::: Material for the task
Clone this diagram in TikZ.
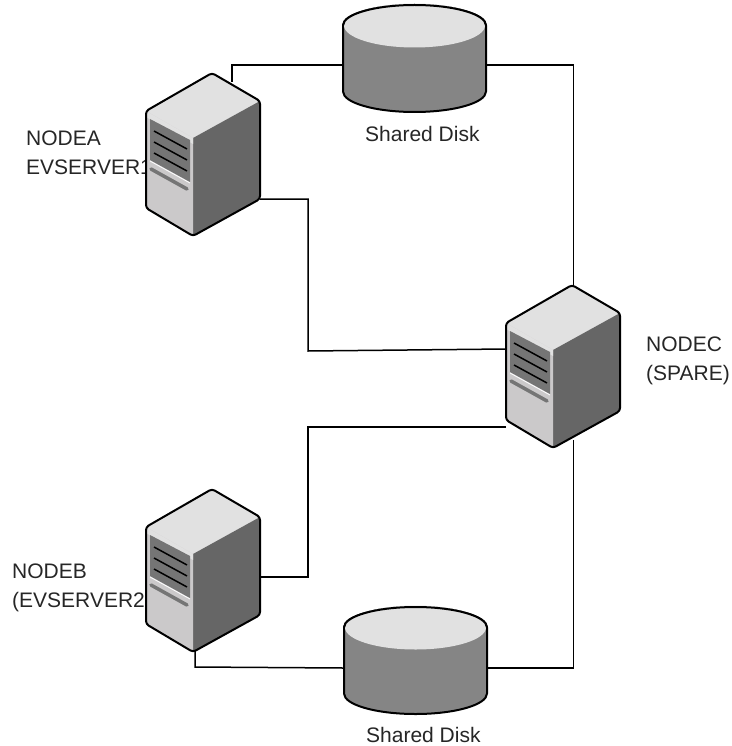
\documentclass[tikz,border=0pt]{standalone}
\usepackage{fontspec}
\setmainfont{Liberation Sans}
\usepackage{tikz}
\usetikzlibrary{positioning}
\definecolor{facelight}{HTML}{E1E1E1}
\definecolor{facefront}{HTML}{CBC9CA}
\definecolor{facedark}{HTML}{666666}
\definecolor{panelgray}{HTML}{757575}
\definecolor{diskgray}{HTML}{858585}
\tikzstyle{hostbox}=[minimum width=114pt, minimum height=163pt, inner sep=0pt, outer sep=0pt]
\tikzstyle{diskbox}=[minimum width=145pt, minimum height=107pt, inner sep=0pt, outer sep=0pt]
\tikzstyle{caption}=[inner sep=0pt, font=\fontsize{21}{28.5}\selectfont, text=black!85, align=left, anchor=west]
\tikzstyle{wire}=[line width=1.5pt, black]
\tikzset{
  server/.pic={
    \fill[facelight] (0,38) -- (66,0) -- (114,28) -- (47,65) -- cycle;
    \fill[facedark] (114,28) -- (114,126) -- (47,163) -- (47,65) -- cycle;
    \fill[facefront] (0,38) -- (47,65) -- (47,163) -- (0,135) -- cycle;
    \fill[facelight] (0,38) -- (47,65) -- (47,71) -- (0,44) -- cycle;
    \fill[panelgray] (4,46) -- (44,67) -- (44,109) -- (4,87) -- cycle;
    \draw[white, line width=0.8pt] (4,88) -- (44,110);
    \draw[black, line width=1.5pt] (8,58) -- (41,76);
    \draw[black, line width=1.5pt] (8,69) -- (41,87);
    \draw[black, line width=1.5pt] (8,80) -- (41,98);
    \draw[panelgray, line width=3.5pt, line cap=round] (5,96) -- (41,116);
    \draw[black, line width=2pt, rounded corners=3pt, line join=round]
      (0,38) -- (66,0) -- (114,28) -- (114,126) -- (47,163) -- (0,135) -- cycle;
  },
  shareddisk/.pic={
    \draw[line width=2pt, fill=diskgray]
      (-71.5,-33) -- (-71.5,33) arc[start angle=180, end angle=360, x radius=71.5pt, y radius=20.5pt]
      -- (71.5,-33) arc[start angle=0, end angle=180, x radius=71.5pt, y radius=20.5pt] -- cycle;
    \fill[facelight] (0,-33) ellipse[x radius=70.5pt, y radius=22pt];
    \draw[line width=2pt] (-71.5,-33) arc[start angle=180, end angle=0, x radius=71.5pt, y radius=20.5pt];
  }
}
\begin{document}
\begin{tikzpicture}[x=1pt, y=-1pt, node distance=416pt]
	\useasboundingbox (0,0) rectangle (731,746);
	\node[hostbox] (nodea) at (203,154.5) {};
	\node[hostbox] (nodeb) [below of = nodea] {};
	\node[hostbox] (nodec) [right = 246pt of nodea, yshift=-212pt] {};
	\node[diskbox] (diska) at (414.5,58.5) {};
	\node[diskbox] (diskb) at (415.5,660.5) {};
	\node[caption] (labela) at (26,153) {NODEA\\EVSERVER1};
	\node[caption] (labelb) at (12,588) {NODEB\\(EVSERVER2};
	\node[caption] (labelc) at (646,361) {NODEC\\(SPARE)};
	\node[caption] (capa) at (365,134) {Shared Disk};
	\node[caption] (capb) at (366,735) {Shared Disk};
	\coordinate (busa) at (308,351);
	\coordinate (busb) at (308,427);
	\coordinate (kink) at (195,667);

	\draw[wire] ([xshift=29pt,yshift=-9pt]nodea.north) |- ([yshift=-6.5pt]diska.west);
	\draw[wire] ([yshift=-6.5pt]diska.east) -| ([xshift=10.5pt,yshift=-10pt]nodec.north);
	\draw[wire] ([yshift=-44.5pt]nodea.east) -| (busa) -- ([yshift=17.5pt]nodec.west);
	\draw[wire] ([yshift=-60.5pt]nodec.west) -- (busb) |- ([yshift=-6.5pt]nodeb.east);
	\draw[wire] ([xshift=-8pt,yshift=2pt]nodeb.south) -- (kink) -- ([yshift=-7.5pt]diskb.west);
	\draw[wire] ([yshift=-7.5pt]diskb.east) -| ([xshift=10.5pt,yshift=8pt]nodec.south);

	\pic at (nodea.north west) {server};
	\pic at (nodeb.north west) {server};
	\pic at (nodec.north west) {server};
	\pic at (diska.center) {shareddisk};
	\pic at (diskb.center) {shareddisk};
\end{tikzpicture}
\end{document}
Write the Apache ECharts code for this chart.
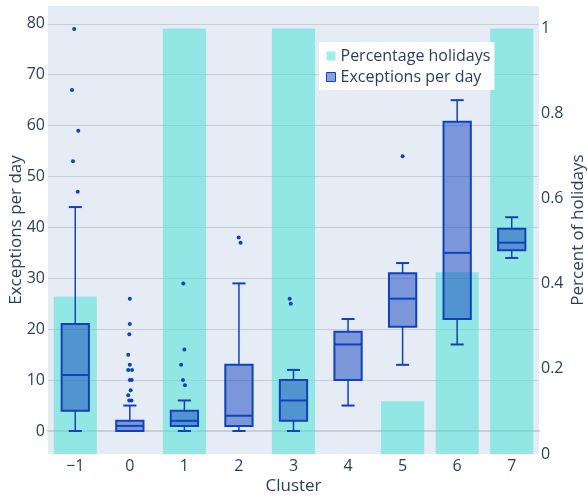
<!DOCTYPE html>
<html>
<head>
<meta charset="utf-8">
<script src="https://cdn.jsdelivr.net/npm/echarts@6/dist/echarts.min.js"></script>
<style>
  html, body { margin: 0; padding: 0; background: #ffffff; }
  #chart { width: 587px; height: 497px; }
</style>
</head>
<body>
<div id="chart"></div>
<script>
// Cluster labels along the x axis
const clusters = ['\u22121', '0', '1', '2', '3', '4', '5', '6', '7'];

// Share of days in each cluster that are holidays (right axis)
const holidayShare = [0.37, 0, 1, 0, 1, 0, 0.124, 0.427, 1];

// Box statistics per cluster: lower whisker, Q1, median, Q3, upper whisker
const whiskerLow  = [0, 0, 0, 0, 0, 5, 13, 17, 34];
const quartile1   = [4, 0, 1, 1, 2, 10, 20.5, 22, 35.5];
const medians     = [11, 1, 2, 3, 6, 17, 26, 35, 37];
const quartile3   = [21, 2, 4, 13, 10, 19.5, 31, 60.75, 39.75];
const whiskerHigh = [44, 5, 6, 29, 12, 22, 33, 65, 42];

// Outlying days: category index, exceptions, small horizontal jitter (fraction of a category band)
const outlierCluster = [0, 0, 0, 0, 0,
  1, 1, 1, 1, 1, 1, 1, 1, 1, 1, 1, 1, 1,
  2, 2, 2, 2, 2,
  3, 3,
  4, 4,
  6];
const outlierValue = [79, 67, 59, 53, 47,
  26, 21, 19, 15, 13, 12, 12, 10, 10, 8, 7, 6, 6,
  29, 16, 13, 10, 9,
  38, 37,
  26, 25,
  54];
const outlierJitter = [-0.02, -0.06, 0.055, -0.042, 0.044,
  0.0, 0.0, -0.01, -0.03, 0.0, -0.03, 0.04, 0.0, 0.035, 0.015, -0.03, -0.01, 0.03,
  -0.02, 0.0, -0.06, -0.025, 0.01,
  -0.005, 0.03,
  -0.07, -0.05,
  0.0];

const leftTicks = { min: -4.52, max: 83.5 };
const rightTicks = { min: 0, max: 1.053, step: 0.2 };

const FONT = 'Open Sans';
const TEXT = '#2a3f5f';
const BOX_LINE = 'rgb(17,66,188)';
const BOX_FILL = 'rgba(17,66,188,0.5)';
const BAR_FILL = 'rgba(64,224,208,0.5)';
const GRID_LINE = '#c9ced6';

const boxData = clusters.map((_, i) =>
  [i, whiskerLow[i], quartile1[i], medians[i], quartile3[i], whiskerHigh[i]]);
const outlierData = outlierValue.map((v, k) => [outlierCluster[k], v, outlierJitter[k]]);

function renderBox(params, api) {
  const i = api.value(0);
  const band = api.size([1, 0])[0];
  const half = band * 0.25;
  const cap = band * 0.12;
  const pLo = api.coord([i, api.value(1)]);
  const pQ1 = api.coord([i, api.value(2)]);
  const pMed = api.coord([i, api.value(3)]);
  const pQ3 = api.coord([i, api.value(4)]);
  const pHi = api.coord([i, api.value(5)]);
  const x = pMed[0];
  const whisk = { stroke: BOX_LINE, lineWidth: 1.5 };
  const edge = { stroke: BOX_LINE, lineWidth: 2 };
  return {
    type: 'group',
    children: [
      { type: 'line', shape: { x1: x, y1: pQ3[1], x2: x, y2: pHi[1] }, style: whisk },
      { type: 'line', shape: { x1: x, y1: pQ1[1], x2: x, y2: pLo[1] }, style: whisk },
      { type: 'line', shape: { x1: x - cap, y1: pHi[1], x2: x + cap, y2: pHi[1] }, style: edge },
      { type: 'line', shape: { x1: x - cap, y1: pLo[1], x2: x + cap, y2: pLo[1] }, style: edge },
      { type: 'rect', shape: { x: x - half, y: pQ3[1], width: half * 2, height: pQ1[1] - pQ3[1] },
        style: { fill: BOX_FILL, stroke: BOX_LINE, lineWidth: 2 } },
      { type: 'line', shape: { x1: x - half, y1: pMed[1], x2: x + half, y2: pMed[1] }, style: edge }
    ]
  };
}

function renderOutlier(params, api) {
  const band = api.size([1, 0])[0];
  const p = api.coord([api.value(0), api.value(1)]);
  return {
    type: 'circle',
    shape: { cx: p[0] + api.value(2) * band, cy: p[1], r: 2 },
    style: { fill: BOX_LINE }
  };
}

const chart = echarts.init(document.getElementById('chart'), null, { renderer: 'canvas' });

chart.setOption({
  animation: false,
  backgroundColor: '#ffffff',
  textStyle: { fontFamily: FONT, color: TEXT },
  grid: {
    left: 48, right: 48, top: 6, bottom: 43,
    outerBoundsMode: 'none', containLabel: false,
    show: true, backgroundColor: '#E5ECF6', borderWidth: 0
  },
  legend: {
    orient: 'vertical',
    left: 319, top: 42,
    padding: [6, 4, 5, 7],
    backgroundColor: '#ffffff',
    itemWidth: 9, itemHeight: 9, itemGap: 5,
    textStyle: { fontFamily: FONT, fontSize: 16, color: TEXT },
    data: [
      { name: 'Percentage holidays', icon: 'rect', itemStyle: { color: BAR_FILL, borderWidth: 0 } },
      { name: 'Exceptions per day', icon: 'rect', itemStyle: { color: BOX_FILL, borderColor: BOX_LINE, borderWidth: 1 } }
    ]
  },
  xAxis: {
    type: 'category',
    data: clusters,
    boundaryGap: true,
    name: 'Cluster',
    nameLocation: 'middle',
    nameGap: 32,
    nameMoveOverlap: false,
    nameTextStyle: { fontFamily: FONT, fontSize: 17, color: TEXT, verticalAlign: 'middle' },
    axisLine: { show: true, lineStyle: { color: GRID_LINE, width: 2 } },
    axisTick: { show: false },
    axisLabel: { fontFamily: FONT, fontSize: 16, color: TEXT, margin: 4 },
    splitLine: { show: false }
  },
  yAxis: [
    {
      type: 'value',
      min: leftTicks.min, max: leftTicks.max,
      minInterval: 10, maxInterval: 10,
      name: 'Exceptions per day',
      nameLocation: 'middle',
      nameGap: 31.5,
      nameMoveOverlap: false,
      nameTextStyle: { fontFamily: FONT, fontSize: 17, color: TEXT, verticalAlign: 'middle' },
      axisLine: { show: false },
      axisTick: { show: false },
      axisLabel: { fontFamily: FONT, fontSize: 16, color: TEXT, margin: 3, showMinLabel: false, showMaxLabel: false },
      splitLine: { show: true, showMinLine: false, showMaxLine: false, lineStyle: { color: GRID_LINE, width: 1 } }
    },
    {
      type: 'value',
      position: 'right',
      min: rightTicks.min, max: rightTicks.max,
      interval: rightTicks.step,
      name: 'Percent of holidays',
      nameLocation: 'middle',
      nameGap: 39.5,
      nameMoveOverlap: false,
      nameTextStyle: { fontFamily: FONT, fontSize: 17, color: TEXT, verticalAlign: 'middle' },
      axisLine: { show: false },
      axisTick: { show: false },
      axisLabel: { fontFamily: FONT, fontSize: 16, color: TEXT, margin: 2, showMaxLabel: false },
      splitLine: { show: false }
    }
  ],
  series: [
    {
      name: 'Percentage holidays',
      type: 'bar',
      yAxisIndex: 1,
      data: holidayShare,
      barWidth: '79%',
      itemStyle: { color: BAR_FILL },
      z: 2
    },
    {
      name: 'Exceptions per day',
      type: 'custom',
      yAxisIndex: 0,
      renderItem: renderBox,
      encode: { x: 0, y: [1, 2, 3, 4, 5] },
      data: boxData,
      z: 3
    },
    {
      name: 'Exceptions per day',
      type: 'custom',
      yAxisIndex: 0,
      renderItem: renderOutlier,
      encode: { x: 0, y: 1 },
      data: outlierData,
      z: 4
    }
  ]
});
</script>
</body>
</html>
::::::
Show every line of the records above that contains the word "this".

● **Reply**
Clone this diagram in TikZ.
Write the Apache ECharts code for this chart.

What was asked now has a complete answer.